Here’s how it’s gone so far:
Week 1. Huge outpouring of positive vibes from our team, everyone is on-board and there’s an air of disbelief. The impact of the announcement reverberates through the agency - our team, clients and partners applaud us and we enjoy our first ‘long weekend’ as an agency.
We spent our collective first Friday off in the sun (thank you Spring for showing up) from our respective locations, sharing photos on terraces, in boats, and at parks with each other across Amsterdam, Lisbon, and the UK. Some of us still had day-off jitters and were checking Slack and emails to make sure we hadn’t missed anything (we hadn’t), but that ended by week two.
Week 2. Reality sets in with people having not finished everything in preparation for the Friday we set as the day off for the whole agency. We agree to meet the following week to decide how to improve the process. We had a situation where one of our scheduling tools didn’t publish a post when it was meant to. Luckily, our WhatsApp group helped solve the problem, and someone jumped in to remedy the situation.

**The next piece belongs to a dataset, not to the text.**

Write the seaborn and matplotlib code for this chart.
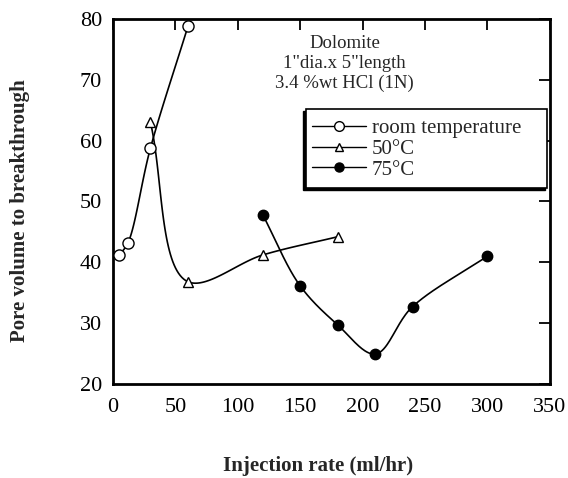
import numpy as np
import pandas as pd
import matplotlib
matplotlib.use("Agg")
import matplotlib.pyplot as plt
import seaborn as sns
from matplotlib.lines import Line2D
from matplotlib.patches import Rectangle

# Data
room_x = [5, 12, 30, 60]
room_y = [41.2, 43.2, 58.8, 78.8]
c50_x = [30, 60, 120, 180]
c50_y = [63.0, 36.8, 41.2, 44.2]
c75_x = [120, 150, 180, 210, 240, 300]
c75_y = [47.8, 36.1, 29.7, 24.9, 32.7, 41.0]
series_names = ["room temperature", "50\u00b0C", "75\u00b0C"]
x_ticks = [0, 50, 100, 150, 200, 250, 300, 350]
y_ticks = [20, 30, 40, 50, 60, 70, 80]

sns.set_theme(style="white")
plt.rcParams['font.family'] = ['Liberation Serif', 'DejaVu Serif']


def smooth(xs, ys, n=40):
    """Centripetal Catmull-Rom curve through the data points (drawing only)."""
    p = np.column_stack([xs, ys]).astype(float)
    sc = np.array([1.0 / 350, 1.0 / 60])
    pts = np.vstack([2 * p[0] - p[1], p, 2 * p[-1] - p[-2]])
    out = []
    for i in range(1, len(pts) - 2):
        P0, P1, P2, P3 = pts[i - 1], pts[i], pts[i + 1], pts[i + 2]

        def tj(ti, a, b):
            return ti + np.linalg.norm((b - a) * sc) ** 0.5 + 1e-9
        t0 = 0.0
        t1 = tj(t0, P0, P1)
        t2 = tj(t1, P1, P2)
        t3 = tj(t2, P2, P3)
        t = np.linspace(t1, t2, n)[:, None]
        A1 = (t1 - t) / (t1 - t0) * P0 + (t - t0) / (t1 - t0) * P1
        A2 = (t2 - t) / (t2 - t1) * P1 + (t - t1) / (t2 - t1) * P2
        A3 = (t3 - t) / (t3 - t2) * P2 + (t - t2) / (t3 - t2) * P3
        B1 = (t2 - t) / (t2 - t0) * A1 + (t - t0) / (t2 - t0) * A2
        B2 = (t3 - t) / (t3 - t1) * A2 + (t - t1) / (t3 - t1) * A3
        C = (t2 - t) / (t2 - t1) * B1 + (t - t1) / (t2 - t1) * B2
        out.append(C)
    c = np.vstack(out)
    return c[:, 0], c[:, 1]


fig = plt.figure(figsize=(5.68, 4.78), dpi=100)
ax = fig.add_axes([0.199, 0.197, 0.769, 0.763])

styles = [
    (room_x, room_y, "o", "white", 8),
    (c50_x, c50_y, "^", "white", 7),
    (c75_x, c75_y, "o", "black", 7.5),
]
handles = []
for (xs, ys, mk, fc, ms), name in zip(styles, series_names):
    sx, sy = smooth(xs, ys)
    sns.lineplot(x=sx, y=sy, ax=ax, color="black", lw=1.2, sort=False,
                 estimator=None, zorder=2)
    df = pd.DataFrame({"x": xs, "y": ys})
    ax.plot(df["x"], df["y"], linestyle="none", marker=mk, markersize=ms,
            markerfacecolor=fc, markeredgecolor="black", markeredgewidth=1.0,
            zorder=3)
    handles.append(Line2D([0], [0], color="black", lw=1.0, marker=mk,
                          markersize=ms - 1, markerfacecolor=fc,
                          markeredgecolor="black", label=name))

ax.set_xlim(0, 350)
ax.set_ylim(20, 80)
ax.set_xticks(x_ticks)
ax.set_yticks(y_ticks)
ax.tick_params(direction="in", length=8, width=1.3, top=True, right=True,
               labelsize=16, colors="black")
ax.tick_params(axis="x", pad=10)
ax.tick_params(axis="y", pad=8)
for sp in ax.spines.values():
    sp.set_linewidth(2)
    sp.set_color("black")

ax.set_xlabel("Injection rate (ml/hr)", fontsize=15, fontweight="bold")
ax.xaxis.set_label_coords(0.47, -0.197)
ax.set_ylabel("Pore volume to breakthrough", fontsize=15, fontweight="bold")
ax.yaxis.set_label_coords(-0.19, 0.474)

for yy, txt in [(0.933, "Dolomite"), (0.878, "1\"dia.x 5\"length"),
                (0.823, "3.4 %wt HCl (1N)")]:
    ax.text(0.53, yy, txt, transform=ax.transAxes, ha="center",
            va="center", fontsize=13.5)

# legend box with lower-left shadow
bx0, by0, bx1, by1 = 0.441, 0.537, 0.993, 0.753
ax.add_patch(Rectangle((bx0 - 0.005, by0 - 0.006), bx1 - bx0, by1 - by0,
                       transform=ax.transAxes, facecolor="black",
                       edgecolor="black", zorder=4))
ax.add_patch(Rectangle((bx0, by0), bx1 - bx0, by1 - by0,
                       transform=ax.transAxes, facecolor="white",
                       edgecolor="black", lw=1.2, zorder=5))
leg = ax.legend(handles=handles, loc="upper left",
                bbox_to_anchor=(0.445, 0.738), frameon=False,
                fontsize=15, handlelength=2.6, handletextpad=0.3,
                labelspacing=0.05, borderpad=0.2, borderaxespad=0)
leg.set_zorder(6)

fig.savefig("out.png", dpi=100)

Our takeaway: if someone has a big campaign or post to publish on a Friday, they assign themselves a buddy to make sure they’re both holding each other accountable.
Week 3. We tweak, we change and we put in processes to avoid any confusion with our teams. The best form of learning is DOING and we’re in the midst of it. This week we really worked on our communication and honed the tools we were using (discovering new ways to organise ourselves in the process).
Week 4. There’s no going back as the team is settling into our new standard. We’ve had to adjust our schedules for the days we are working, and sometimes those calendars can get a little packed, but overall, having an extra day to travel (we’ve been to Edinburgh, Bath, Madrid, Brussels, Rome, Paris, and Bristol this first month alone, spend with friends and family, or focus on self/mental care has been more than needed.
Our four key learnings so far...
If things aren’t working, communicate with each other and make sure there’s open dialogue. The worst possible outcome is for one or two people in the agency to work in silence. Send out surveys to see how your team is feeling and do regular check-ins with your team to make sure no one feels overwhelmed. We also made a pact to be available on Fridays in case an emergency arose but given we can work from anywhere, hoping on a laptop or signing into Instagram or TikTok if we need to haven't put a kink in anyone’s day.
Have a very clear and solid plan for the four day work week - if you are not sure how it’s going to go, neither will your staff and you will all end up working on the day you assign as ‘off’ for the agency.
We made this mistake the first 2 weeks, but recognized it right away and nipped it in the bud.
3. Invest in Tools
For our agency, these tools come in the form of project management, social media scheduling and other great ‘smart cuts’ to make sure we are focusing on being efficient.
4. Test and Learn
Not everyone will adapt to the changes in the agency, learn by department who needs support and figure out how best to harness the resources you have available. We made the decision to bring in additional support for the longer weekends on some of our projects and it’s been invaluable for the team.